■ Task material ■
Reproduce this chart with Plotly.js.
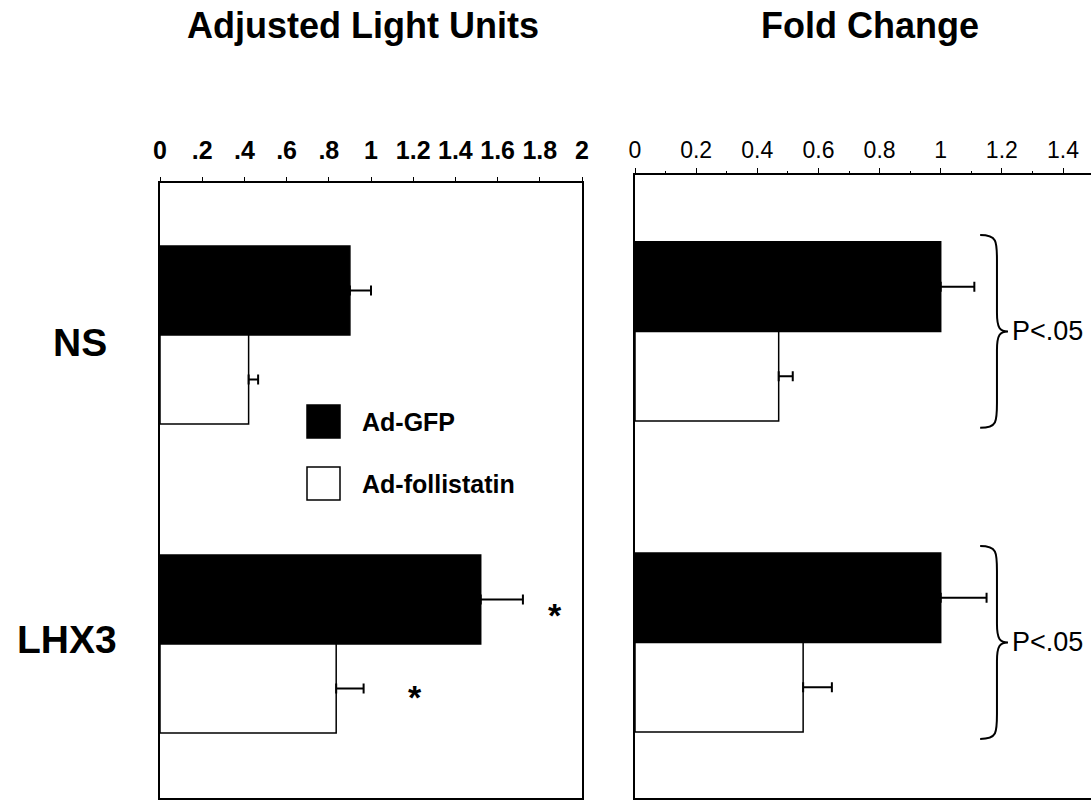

---

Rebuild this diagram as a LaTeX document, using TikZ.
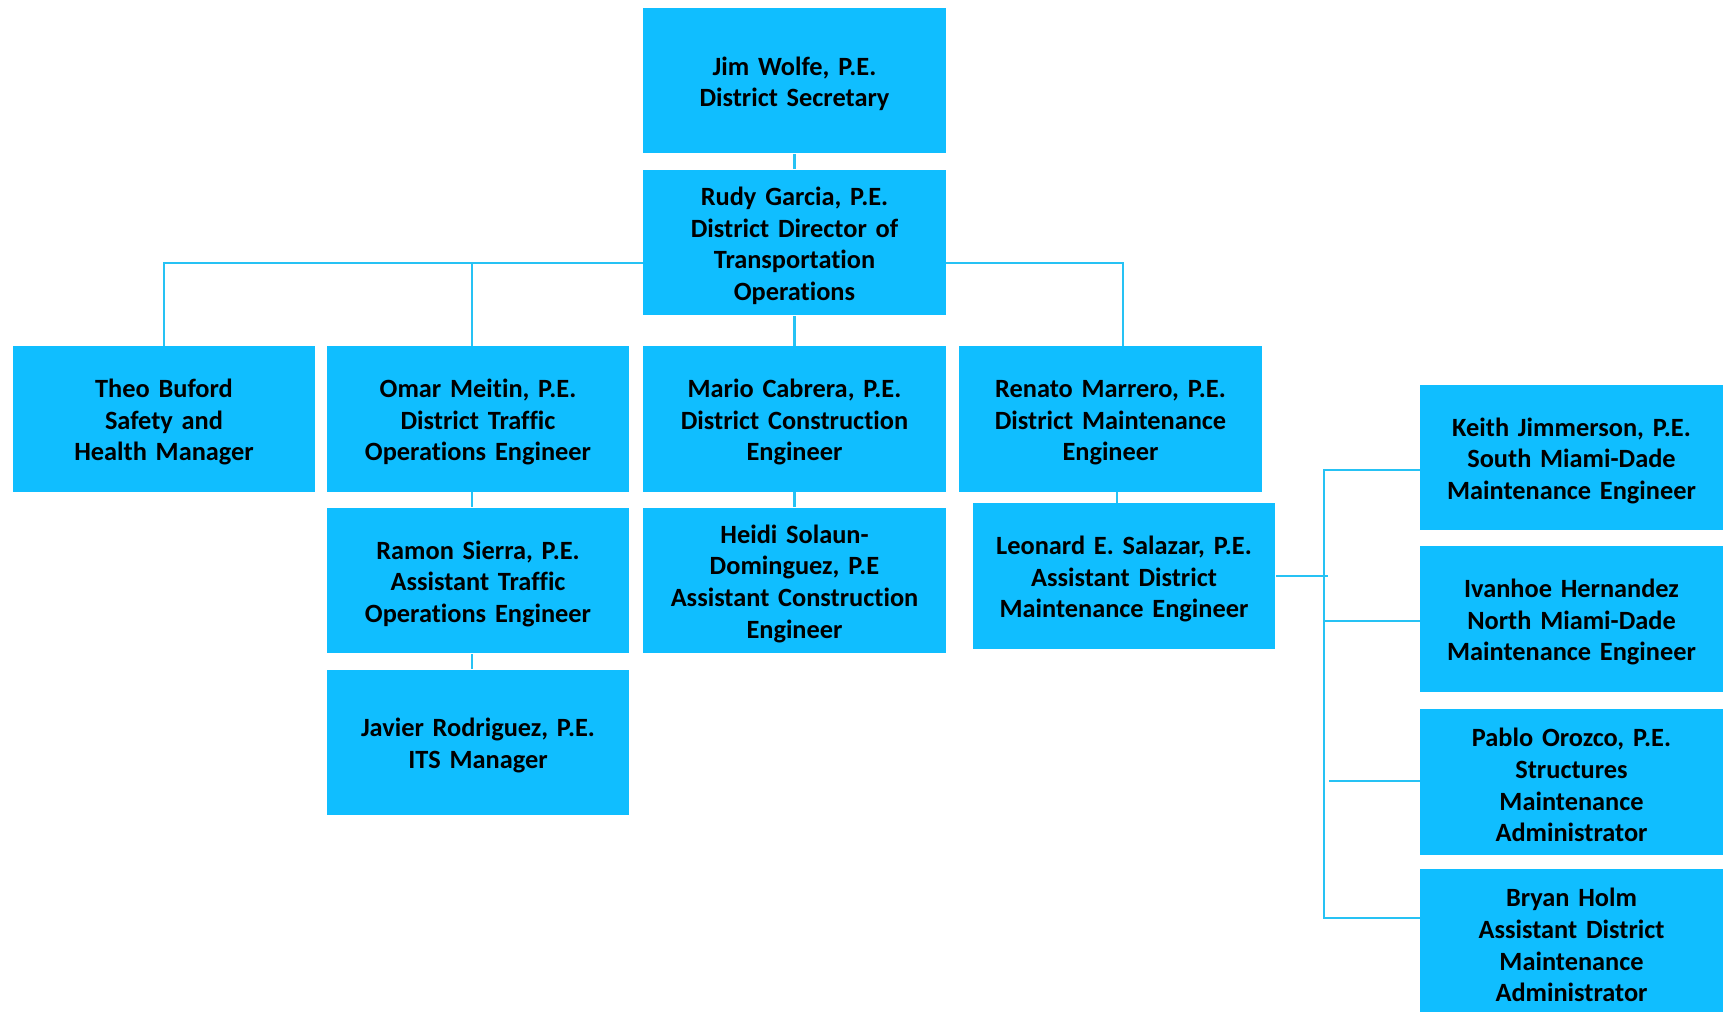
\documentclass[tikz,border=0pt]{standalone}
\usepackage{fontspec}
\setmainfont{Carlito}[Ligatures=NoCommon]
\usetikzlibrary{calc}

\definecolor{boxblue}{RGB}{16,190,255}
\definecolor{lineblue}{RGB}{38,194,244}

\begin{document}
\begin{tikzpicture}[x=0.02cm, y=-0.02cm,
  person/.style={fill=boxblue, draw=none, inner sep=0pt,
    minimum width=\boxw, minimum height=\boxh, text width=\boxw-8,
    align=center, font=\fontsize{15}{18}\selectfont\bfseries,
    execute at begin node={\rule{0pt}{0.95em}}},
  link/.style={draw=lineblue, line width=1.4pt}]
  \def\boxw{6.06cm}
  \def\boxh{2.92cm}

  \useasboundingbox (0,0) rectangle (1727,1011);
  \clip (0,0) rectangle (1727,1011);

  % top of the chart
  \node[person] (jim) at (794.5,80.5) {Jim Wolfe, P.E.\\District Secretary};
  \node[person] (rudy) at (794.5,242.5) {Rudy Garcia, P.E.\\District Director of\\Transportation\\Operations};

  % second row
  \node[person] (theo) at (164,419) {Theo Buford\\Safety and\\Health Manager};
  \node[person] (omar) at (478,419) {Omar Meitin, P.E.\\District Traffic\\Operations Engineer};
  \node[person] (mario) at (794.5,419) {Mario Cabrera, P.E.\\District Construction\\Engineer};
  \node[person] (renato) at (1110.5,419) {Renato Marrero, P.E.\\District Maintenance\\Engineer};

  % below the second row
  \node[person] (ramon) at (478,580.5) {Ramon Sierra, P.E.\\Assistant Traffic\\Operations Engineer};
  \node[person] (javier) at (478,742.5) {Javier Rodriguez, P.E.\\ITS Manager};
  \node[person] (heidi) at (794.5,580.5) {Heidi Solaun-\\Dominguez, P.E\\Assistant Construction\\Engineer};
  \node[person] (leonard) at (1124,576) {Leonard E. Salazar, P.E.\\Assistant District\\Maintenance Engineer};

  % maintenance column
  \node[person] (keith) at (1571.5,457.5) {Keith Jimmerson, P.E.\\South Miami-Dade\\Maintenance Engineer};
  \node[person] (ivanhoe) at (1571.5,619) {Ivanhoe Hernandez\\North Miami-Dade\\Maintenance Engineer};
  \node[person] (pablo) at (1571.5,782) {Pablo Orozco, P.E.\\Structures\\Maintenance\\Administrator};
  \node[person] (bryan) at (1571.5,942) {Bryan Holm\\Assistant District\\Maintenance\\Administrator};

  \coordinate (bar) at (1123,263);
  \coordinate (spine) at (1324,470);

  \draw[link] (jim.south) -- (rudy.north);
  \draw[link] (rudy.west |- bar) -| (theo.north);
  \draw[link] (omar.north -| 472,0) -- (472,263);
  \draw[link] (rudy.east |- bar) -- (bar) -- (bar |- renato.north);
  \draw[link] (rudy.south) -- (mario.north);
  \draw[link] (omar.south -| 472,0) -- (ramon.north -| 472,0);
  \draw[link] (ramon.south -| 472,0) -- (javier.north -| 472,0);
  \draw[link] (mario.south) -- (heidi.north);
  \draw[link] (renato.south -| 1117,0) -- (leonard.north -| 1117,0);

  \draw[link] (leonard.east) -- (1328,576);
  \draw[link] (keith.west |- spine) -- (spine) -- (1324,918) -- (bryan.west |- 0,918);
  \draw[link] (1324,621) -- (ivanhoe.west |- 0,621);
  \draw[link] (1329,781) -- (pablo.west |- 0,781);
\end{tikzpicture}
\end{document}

■ Requirements ■
Working from the listing above, pick out every line that has "this" and copy it.

■ Written answer ■
Reproduce this chart with Plotly.js.
Rebuild this diagram as a LaTeX document, using TikZ.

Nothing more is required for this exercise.